JUNE: Carole Thatcher gives up journalism and jungles
to run for parliament under slogan “Now I’m A Celebrity Get Me INTO
There!”

JULY: Smutty Slickers Publications publishes the latest
volume of my memoirs, DB Confidential: The Incontinence Years, whose
revelations of VIP toilet habits are criticised by (former) Press
Complaints Commission chairman Sir Christopher Meyer as “sensationalist
trivia better suited to the more lurid type of Cabinet papers”.

AUGUST:
Gravitas-laden newsman Michael Buerk, (pictured)n whose claim last year
that male TV journalists were “mere sperm donors” led to thousands of
applications for donations by female Media Studies students, is
photographed leaving the Baby-In-A-Bottle massage parlour in
Cockfosters.

SEPTEMBER: New Labour holds a party conference at which 83-year-old outsider Walter Wolfgang is elected leader.

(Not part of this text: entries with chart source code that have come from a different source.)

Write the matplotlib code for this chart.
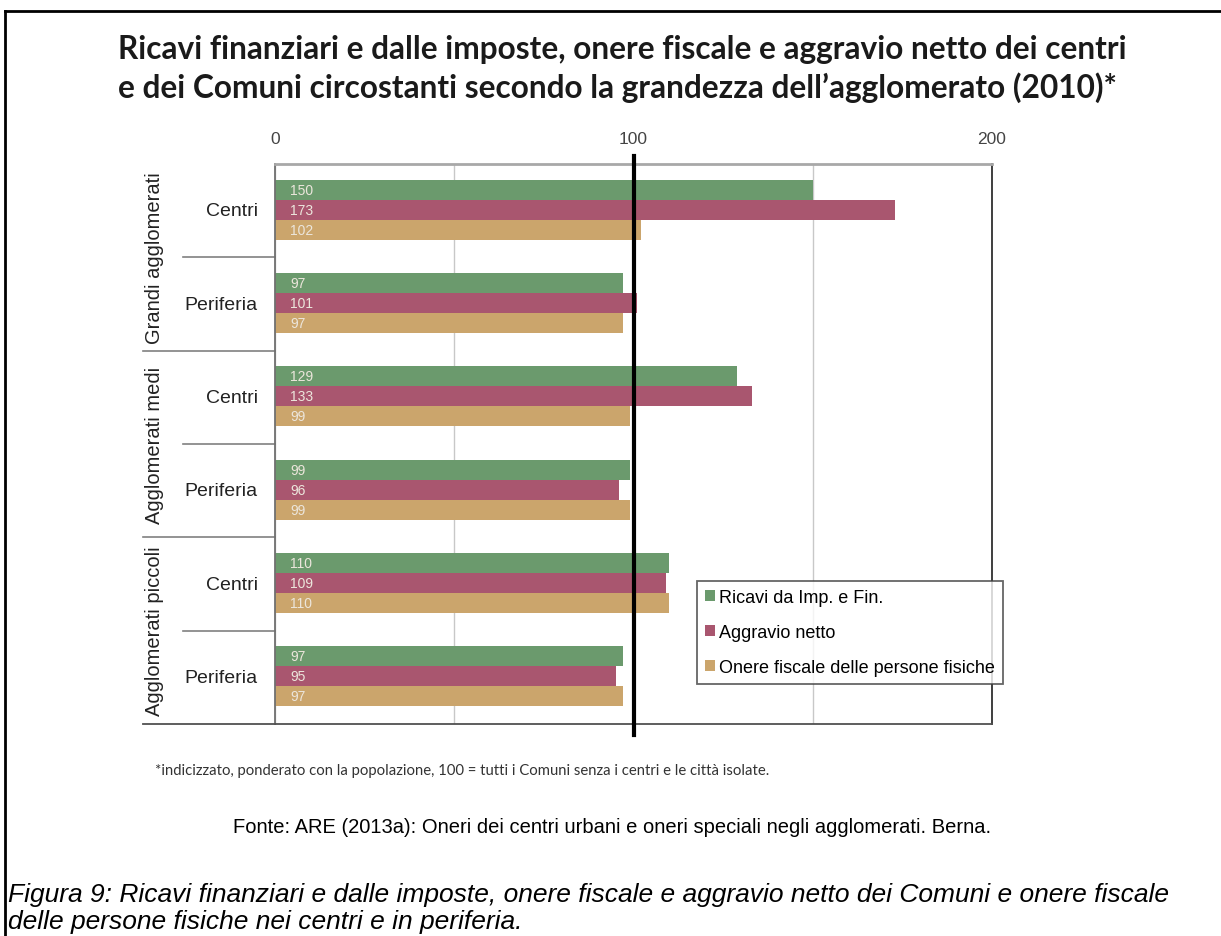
import numpy as np
import matplotlib.pyplot as plt
from matplotlib.lines import Line2D
from matplotlib.ticker import FixedLocator

# dati
gruppi = ["Grandi agglomerati", "Agglomerati medi", "Agglomerati piccoli"]
sotto = ["Centri", "Periferia", "Centri", "Periferia", "Centri", "Periferia"]
ricavi = [150, 97, 129, 99, 110, 97]
aggravio = [173, 101, 133, 96, 109, 95]
onere = [102, 97, 99, 99, 110, 97]
serie_nomi = ["Ricavi da Imp. e Fin.", "Aggravio netto", "Onere fiscale delle persone fisiche"]
colori = ["#6b9a6d", "#a9566f", "#cba56c"]
tick_x = [0, 100, 200]

W, H = 1221, 937
fig = plt.figure(figsize=(W / 100, H / 100), dpi=100)
ax = fig.add_axes([275 / W, 1 - 725 / H, 717 / W, 560 / H])

# barre
y = np.arange(len(sotto))
h = 0.214
for k, (vals, col, nome) in enumerate(zip([ricavi, aggravio, onere], colori, serie_nomi)):
    pos = y - 0.01 + (k - 1) * h
    ax.barh(pos, vals, height=h, color=col, label=nome, zorder=2)
    for p, v in zip(pos, vals):
        ax.text(4.2, p, str(v), va="center", ha="left", fontsize=10,
                color="#ece6dc", family="Liberation Sans", zorder=3)

ax.set_ylim(len(sotto) - 0.5, -0.5)
ax.set_xlim(0, 200)
ax.set_yticks([])

# asse x in alto
ax.xaxis.tick_top()
ax.xaxis.set_major_locator(FixedLocator(tick_x))
ax.xaxis.set_minor_locator(FixedLocator([50, 150]))
ax.tick_params(axis="x", which="both", length=0, pad=13, labelsize=12.5, labelcolor="#444444")
for lab in ax.get_xticklabels():
    lab.set_family("Liberation Sans")
ax.grid(axis="x", which="both", color="#c8c8c8", lw=1, zorder=0)
ax.axvline(100, ymin=-0.02, ymax=1.015, color="black", lw=3, zorder=4, clip_on=False)

ax.spines["top"].set_color("#a8a8a8")
ax.spines["top"].set_linewidth(2)
ax.spines["left"].set_color("#707070")
ax.spines["left"].set_linewidth(1.3)
ax.spines["right"].set_color("#303030")
ax.spines["right"].set_linewidth(1.3)
ax.spines["bottom"].set_color("#505050")
ax.spines["bottom"].set_linewidth(1.3)

# etichette categorie e linee separatrici
tr = ax.get_yaxis_transform()
x_out = (143 - 275) / 717
x_in = (183 - 275) / 717
for i, s in enumerate(sotto):
    ax.text(-0.024, i, s, transform=tr, ha="right", va="center", fontsize=14,
            family="Liberation Sans", color="#222222")
for g, nome in enumerate(gruppi):
    ax.text((155 - 275) / 717, 2 * g + 0.5, nome, transform=tr, rotation=90,
            ha="center", va="center", fontsize=14.5, family="Liberation Sans", color="#222222")
    ax.plot([x_in, 0], [2 * g + 0.5] * 2, transform=tr, color="#808080", lw=1.2, clip_on=False)
    if g > 0:
        ax.plot([x_out, 0], [2 * g - 0.5] * 2, transform=tr, color="#808080", lw=1.2, clip_on=False)
ax.plot([x_out, 0], [len(sotto) - 0.5] * 2, transform=tr, color="#505050", lw=1.3, clip_on=False)

# legenda
leg = ax.legend(loc="upper left", bbox_to_anchor=((697 - 275) / 717, 1 - (582 - 165) / 560),
                frameon=True, fancybox=False, edgecolor="#404040",
                prop={"family": "Liberation Sans", "size": 13},
                handlelength=0.55, handleheight=0.55, handletextpad=0.2,
                labelspacing=1.0, borderpad=0.45, borderaxespad=0)
leg.get_frame().set_linewidth(1.3)
leg.set_zorder(5)

# titolo e note
fig.text(118 / W, 1 - 50 / H, "Ricavi finanziari e dalle imposte, onere fiscale e aggravio netto dei centri",
         ha="left", va="center", fontsize=22.8, fontweight="bold", family="Lato", color="#1a1a1a")
fig.text(118 / W, 1 - 88 / H, "e dei Comuni circostanti secondo la grandezza dell\u2019agglomerato (2010)*",
         ha="left", va="center", fontsize=22.8, fontweight="bold", family="Lato", color="#1a1a1a")
fig.text(155 / W, 1 - 771 / H,
         "*indicizzato, ponderato con la popolazione, 100 = tutti i Comuni senza i centri e le citt\u00e0 isolate.",
         ha="left", va="center", fontsize=10.7, family="Lato", color="#333333")
fig.text(612 / W, 1 - 828 / H,
         "Fonte: ARE (2013a): Oneri dei centri urbani e oneri speciali negli agglomerati. Berna.",
         ha="center", va="center", fontsize=14.5, family="Liberation Sans", color="black")
fig.text(8 / W, 1 - 895 / H,
         "Figura 9: Ricavi finanziari e dalle imposte, onere fiscale e aggravio netto dei Comuni e onere fiscale",
         ha="left", va="center", fontsize=19, style="italic", family="Liberation Sans", color="black")
fig.text(8 / W, 1 - 922 / H, "delle persone fisiche nei centri e in periferia.",
         ha="left", va="center", fontsize=19, style="italic", family="Liberation Sans", color="black")

# cornice
fig.add_artist(Line2D([5 / W, 1], [1 - 12 / H, 1 - 12 / H], color="black", lw=2))
fig.add_artist(Line2D([5 / W, 5 / W], [0, 1 - 12 / H], color="black", lw=2))

plt.savefig("out.png", dpi=100)
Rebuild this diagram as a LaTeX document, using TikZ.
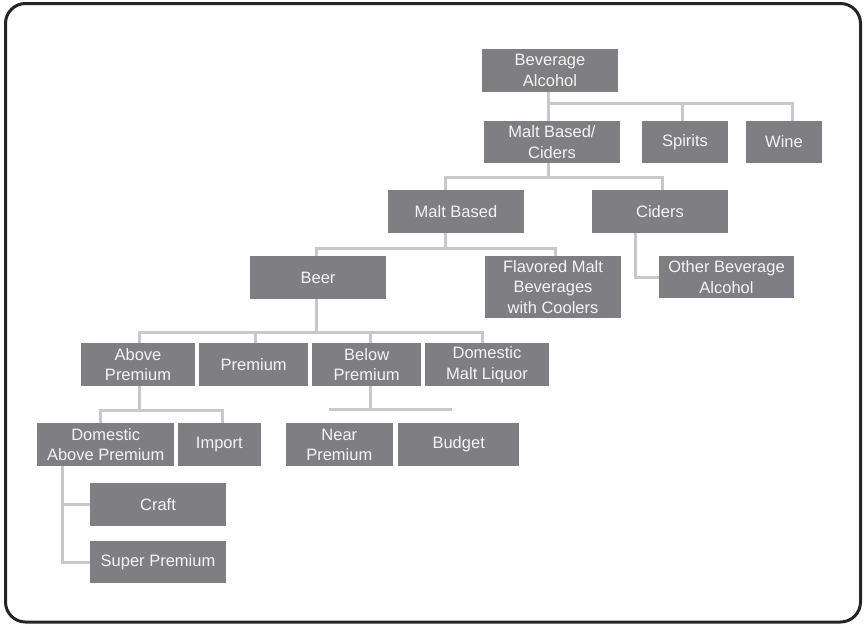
\documentclass[tikz,border=0pt]{standalone}
\usepackage{fontspec}
\setmainfont{Liberation Sans}
\definecolor{boxgray}{HTML}{7F7F83}
\definecolor{linkgray}{HTML}{C8C8C8}
\definecolor{framegray}{HTML}{262324}
\definecolor{labelwhite}{HTML}{F4F4F4}
\begin{document}
\begin{tikzpicture}[x=1pt,y=-1pt,
  bx/.style={fill=boxgray, text=labelwhite, align=center, inner sep=0pt,
    font=\fontsize{16.5}{20.5}\selectfont},
  link/.style={draw=linkgray, line width=3pt}]
\useasboundingbox (0,0) rectangle (864,625);
% outer frame
\draw[framegray, line width=3pt, rounded corners=20pt] (5.5,3.5) rectangle (860.5,622);

% boxes
\node[bx, minimum width=136pt, minimum height=43pt] (ba) at (550,70.5) {Beverage\\Alcohol};
\node[bx, minimum width=136pt, minimum height=42pt] (mbc) at (552,142) {Malt Based/\\Ciders};
\node[bx, minimum width=86pt, minimum height=42pt] (spirits) at (685,142) {Spirits};
\node[bx, minimum width=76pt, minimum height=42pt] (wine) at (784,142) {Wine};
\node[bx, minimum width=136pt, minimum height=43pt] (mb) at (456,211.5) {Malt Based};
\node[bx, minimum width=136pt, minimum height=43pt] (ciders) at (660,211.5) {Ciders};
\node[bx, minimum width=136pt, minimum height=43pt] (beer) at (318,277.5) {Beer};
\node[bx, minimum width=136pt, minimum height=62pt] (fmb) at (553,287) {Flavored Malt\\Beverages\\with Coolers};
\node[bx, minimum width=135pt, minimum height=42pt] (oba) at (726.5,277) {Other Beverage\\Alcohol};
\node[bx, minimum width=114pt, minimum height=42.7pt] (ap) at (138,364.7) {Above\\Premium};
\node[bx, minimum width=109pt, minimum height=42.7pt] (prem) at (253.7,364.7) {Premium};
\node[bx, minimum width=109pt, minimum height=42.7pt] (bp) at (366.7,364.7) {Below\\Premium};
\node[bx, minimum width=124pt, minimum height=42.7pt] (dml) at (487,364.7) {Domestic\\Malt Liquor};
\node[bx, minimum width=136.7pt, minimum height=42.7pt] (dap) at (105.7,444.7) {Domestic\\Above Premium};
\node[bx, minimum width=83.3pt, minimum height=42.7pt] (imp) at (219.3,444.7) {Import};
\node[bx, minimum width=106.7pt, minimum height=42.7pt] (np) at (339.3,444.7) {Near\\Premium};
\node[bx, minimum width=120.7pt, minimum height=42.7pt] (bud) at (458.7,444.7) {Budget};
\node[bx, minimum width=136pt, minimum height=43pt] (craft) at (158,504.5) {Craft};
\node[bx, minimum width=136pt, minimum height=42pt] (sp) at (158,562) {Super Premium};

% junction points of the tree
\coordinate (j1) at (548,103);
\coordinate (j1s) at (682,103);
\coordinate (j1w) at (792,103);
\coordinate (j2) at (548,177.5);
\coordinate (j2a) at (445,177.5);
\coordinate (j2b) at (662,177.5);
\coordinate (j3) at (445,248.3);
\coordinate (j3a) at (316,248.3);
\coordinate (j3b) at (555,248.3);
\coordinate (j4) at (635,277);
\coordinate (j5) at (316,332);
\coordinate (j5a) at (139.5,332);
\coordinate (j5b) at (255.7,332);
\coordinate (j5c) at (370,332);
\coordinate (j5d) at (482.3,332);
\coordinate (j6) at (139.5,410);
\coordinate (j6a) at (100,410);
\coordinate (j6b) at (222.3,410);
\coordinate (j7) at (370,409.5);
\coordinate (j7a) at (329,409.5);
\coordinate (j7b) at (452.3,409.5);
\coordinate (j8a) at (62.5,504.5);
\coordinate (j8b) at (62.5,562);

% connectors
\draw[link] (ba.south -| j1) -- (j1) -- (mbc.north -| j1);
\draw[link] (j1) -- (j1w) -- (wine.north -| j1w);
\draw[link] (j1s) -- (spirits.north -| j1s);

\draw[link] (mbc.south -| j2) -- (j2);
\draw[link] (mb.north -| j2a) -- (j2a) -- (j2b) -- (ciders.north -| j2b);

\draw[link] (mb.south -| j3) -- (j3);
\draw[link] (beer.north -| j3a) -- (j3a) -- (j3b) -- (fmb.north -| j3b);

\draw[link] (ciders.south -| j4) -- (j4) -- (oba.west);

\draw[link] (beer.south -| j5) -- (j5);
\draw[link] (ap.north -| j5a) -- (j5a) -- (j5d) -- (dml.north -| j5d);
\draw[link] (j5b) -- (prem.north -| j5b);
\draw[link] (j5c) -- (bp.north -| j5c);

\draw[link] (ap.south -| j6) -- (j6);
\draw[link] (dap.north -| j6a) -- (j6a) -- (j6b) -- (imp.north -| j6b);

\draw[link] (bp.south -| j7) -- (j7);
\draw[link] (j7a) -- (j7b);

\draw[link] (dap.south -| j8b) -- (j8b) -- (sp.west);
\draw[link] (j8a) -- (craft.west);
\end{tikzpicture}
\end{document}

OCTOBER: Conservative party holds a conference at which David “I’m In the Chair”

Cameron announces a new spin on Michael Howard’s election slogan, which now becomes ‘Are You Drinking What We’re Drinking?’

NOVEMBER:
Lib-Dems hold a party which confirms that former leader Charles Kennedy
was always drinking what we were drinking… only more of it!

DECEMBER: After the success of last year’s ‘Who Runs Britain?’

poll,
the Radio 4 Today programme’s 2006 listener vote asks ‘Who RUINS
Britain?’ only to find the top spots occupied once more by Rupert
Murdoch and the EEC.

WHEN I was a lad, all newspapers gave away
were bingo cards, scratch cards and ferry trips to France. Now it’s all
DVDs and, if you listen to Rupert, ever more temporarily inflated sales
figures.

But, while we’re stuck with DVD mania, three questions:
Who ensures that the viewing classification attached to each film by
the British Board of Film Censors is adhered to? Do newsagents,
supermarkets and garages refuse to sell newspapers with attached DVDs
classified as 15 to under-age children?

Why not include the option of subtitles for the hard of hearing?

Geeks tell me the extra cost would be peanuts compared with the squillions already spent on the average red-top run.

Has
any national daily considered boosting the viewership of Britain’s
struggling short-film makers by cheaply distributing a DVD of quick
looks? How about it Indy, Guardian, Telegraph, Times?